- [What this task involves]:
Repeat the data word for word. Do not include the pictures.

- [Provided material]:
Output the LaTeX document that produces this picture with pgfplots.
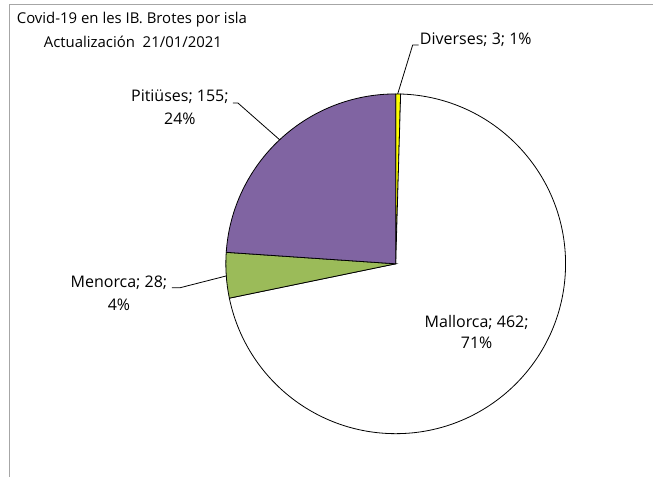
\documentclass[border=0pt]{standalone}
\usepackage{fontspec}
\setmainfont{Open Sans}
\usepackage{pgfplots}
\usepackage{pgfplotstable}
\pgfplotsset{compat=1.18}
\definecolor{pitcol}{HTML}{8064A2}
\definecolor{mencol}{HTML}{9BBB59}
\definecolor{divcol}{HTML}{FFFF00}
\definecolor{framecol}{HTML}{A6A6A6}
\pgfplotstableread{
name value
Diverses 3
Mallorca 462
Menorca 28
Pitiuses 155
}\piedata
\pgfplotstablegetelem{0}{value}\of\piedata\let\vA\pgfplotsretval
\pgfplotstablegetelem{1}{value}\of\piedata\let\vB\pgfplotsretval
\pgfplotstablegetelem{2}{value}\of\piedata\let\vC\pgfplotsretval
\pgfplotstablegetelem{3}{value}\of\piedata\let\vD\pgfplotsretval
\pgfmathsetmacro\tot{\vA+\vB+\vC+\vD}
\pgfmathsetmacro\aA{90}
\pgfmathsetmacro\aB{\aA-360*(\vA/\tot)}
\pgfmathsetmacro\aC{\aB-360*(\vB/\tot)}
\pgfmathsetmacro\aD{\aC-360*(\vC/\tot)}
\pgfmathsetmacro\aE{\aD-360*(\vD/\tot)}
\begin{document}%
\begin{tikzpicture}[font=\fontsize{12}{14}\selectfont]
\begin{axis}[x=0.75pt, y=0.75pt, xmin=0, xmax=653, ymin=0, ymax=477,
  hide axis, clip=false, anchor=origin, at={(0,0)}]
\path (axis cs:0,0) rectangle (axis cs:653,477);
\draw[framecol, line width=0.75pt] (axis cs:10,0) -- (axis cs:10,472) -- (axis cs:653,472);
% slices
\filldraw[fill=divcol, draw=black, line width=0.6pt] (axis cs:396,213) -- (axis cs:{396+170*cos(\aA)},{213+170*sin(\aA)}) arc[start angle=\aA, end angle=\aB, radius=170] -- cycle;
\filldraw[fill=white, draw=black, line width=0.6pt] (axis cs:396,213) -- (axis cs:{396+170*cos(\aB)},{213+170*sin(\aB)}) arc[start angle=\aB, end angle=\aC, radius=170] -- cycle;
\filldraw[fill=mencol, draw=black, line width=0.6pt] (axis cs:396,213) -- (axis cs:{396+170*cos(\aC)},{213+170*sin(\aC)}) arc[start angle=\aC, end angle=\aD, radius=170] -- cycle;
\filldraw[fill=pitcol, draw=black, line width=0.6pt] (axis cs:396,213) -- (axis cs:{396+170*cos(\aD)},{213+170*sin(\aD)}) arc[start angle=\aD, end angle=\aE, radius=170] -- cycle;
% leader lines
\draw[black, line width=0.6pt] (axis cs:398,383) -- (axis cs:413,432) -- (axis cs:419,432);
\draw[black, line width=0.6pt] (axis cs:233,374) -- (axis cs:238,374) -- (axis cs:280,337);
\draw[black, line width=0.6pt] (axis cs:172,189) -- (axis cs:180,189) -- (axis cs:227,201);
% labels
\node[anchor=west, inner sep=0pt] at (axis cs:420,437) {Diverses; 3; 1\%};
\node[inner sep=0pt] at (axis cs:180,380) {Pitiüses; 155;};
\node[inner sep=0pt] at (axis cs:180,358) {24\%};
\node[inner sep=0pt] at (axis cs:119,194) {Menorca; 28;};
\node[inner sep=0pt] at (axis cs:119,172) {4\%};
\node[inner sep=0pt] at (axis cs:477,154) {Mallorca; 462;};
\node[inner sep=0pt] at (axis cs:477,134) {71\%};
\node[inner sep=0pt, font=\fontsize{11.2}{13}\selectfont] at (axis cs:132,457) {Covid-19 en les IB.\ Brotes\ por isla};
\node[inner sep=0pt, font=\fontsize{11.2}{13}\selectfont] at (axis cs:133,435) {Actualización\ \ 21/01/2021};
\end{axis}
\end{tikzpicture}%
\end{document}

- [Final result]:
Output the LaTeX document that produces this picture with pgfplots.
\documentclass[border=0pt]{standalone}
\usepackage{fontspec}
\setmainfont{Open Sans}
\usepackage{pgfplots}
\usepackage{pgfplotstable}
\pgfplotsset{compat=1.18}
\definecolor{pitcol}{HTML}{8064A2}
\definecolor{mencol}{HTML}{9BBB59}
\definecolor{divcol}{HTML}{FFFF00}
\definecolor{framecol}{HTML}{A6A6A6}
\pgfplotstableread{
name value
Diverses 3
Mallorca 462
Menorca 28
Pitiuses 155
}\piedata
\pgfplotstablegetelem{0}{value}\of\piedata\let\vA\pgfplotsretval
\pgfplotstablegetelem{1}{value}\of\piedata\let\vB\pgfplotsretval
\pgfplotstablegetelem{2}{value}\of\piedata\let\vC\pgfplotsretval
\pgfplotstablegetelem{3}{value}\of\piedata\let\vD\pgfplotsretval
\pgfmathsetmacro\tot{\vA+\vB+\vC+\vD}
\pgfmathsetmacro\aA{90}
\pgfmathsetmacro\aB{\aA-360*(\vA/\tot)}
\pgfmathsetmacro\aC{\aB-360*(\vB/\tot)}
\pgfmathsetmacro\aD{\aC-360*(\vC/\tot)}
\pgfmathsetmacro\aE{\aD-360*(\vD/\tot)}
\begin{document}%
\begin{tikzpicture}[font=\fontsize{12}{14}\selectfont]
\begin{axis}[x=0.75pt, y=0.75pt, xmin=0, xmax=653, ymin=0, ymax=477,
  hide axis, clip=false, anchor=origin, at={(0,0)}]
\path (axis cs:0,0) rectangle (axis cs:653,477);
\draw[framecol, line width=0.75pt] (axis cs:10,0) -- (axis cs:10,472) -- (axis cs:653,472);
% slices
\filldraw[fill=divcol, draw=black, line width=0.6pt] (axis cs:396,213) -- (axis cs:{396+170*cos(\aA)},{213+170*sin(\aA)}) arc[start angle=\aA, end angle=\aB, radius=170] -- cycle;
\filldraw[fill=white, draw=black, line width=0.6pt] (axis cs:396,213) -- (axis cs:{396+170*cos(\aB)},{213+170*sin(\aB)}) arc[start angle=\aB, end angle=\aC, radius=170] -- cycle;
\filldraw[fill=mencol, draw=black, line width=0.6pt] (axis cs:396,213) -- (axis cs:{396+170*cos(\aC)},{213+170*sin(\aC)}) arc[start angle=\aC, end angle=\aD, radius=170] -- cycle;
\filldraw[fill=pitcol, draw=black, line width=0.6pt] (axis cs:396,213) -- (axis cs:{396+170*cos(\aD)},{213+170*sin(\aD)}) arc[start angle=\aD, end angle=\aE, radius=170] -- cycle;
% leader lines
\draw[black, line width=0.6pt] (axis cs:398,383) -- (axis cs:413,432) -- (axis cs:419,432);
\draw[black, line width=0.6pt] (axis cs:233,374) -- (axis cs:238,374) -- (axis cs:280,337);
\draw[black, line width=0.6pt] (axis cs:172,189) -- (axis cs:180,189) -- (axis cs:227,201);
% labels
\node[anchor=west, inner sep=0pt] at (axis cs:420,437) {Diverses; 3; 1\%};
\node[inner sep=0pt] at (axis cs:180,380) {Pitiüses; 155;};
\node[inner sep=0pt] at (axis cs:180,358) {24\%};
\node[inner sep=0pt] at (axis cs:119,194) {Menorca; 28;};
\node[inner sep=0pt] at (axis cs:119,172) {4\%};
\node[inner sep=0pt] at (axis cs:477,154) {Mallorca; 462;};
\node[inner sep=0pt] at (axis cs:477,134) {71\%};
\node[inner sep=0pt, font=\fontsize{11.2}{13}\selectfont] at (axis cs:132,457) {Covid-19 en les IB.\ Brotes\ por isla};
\node[inner sep=0pt, font=\fontsize{11.2}{13}\selectfont] at (axis cs:133,435) {Actualización\ \ 21/01/2021};
\end{axis}
\end{tikzpicture}%
\end{document}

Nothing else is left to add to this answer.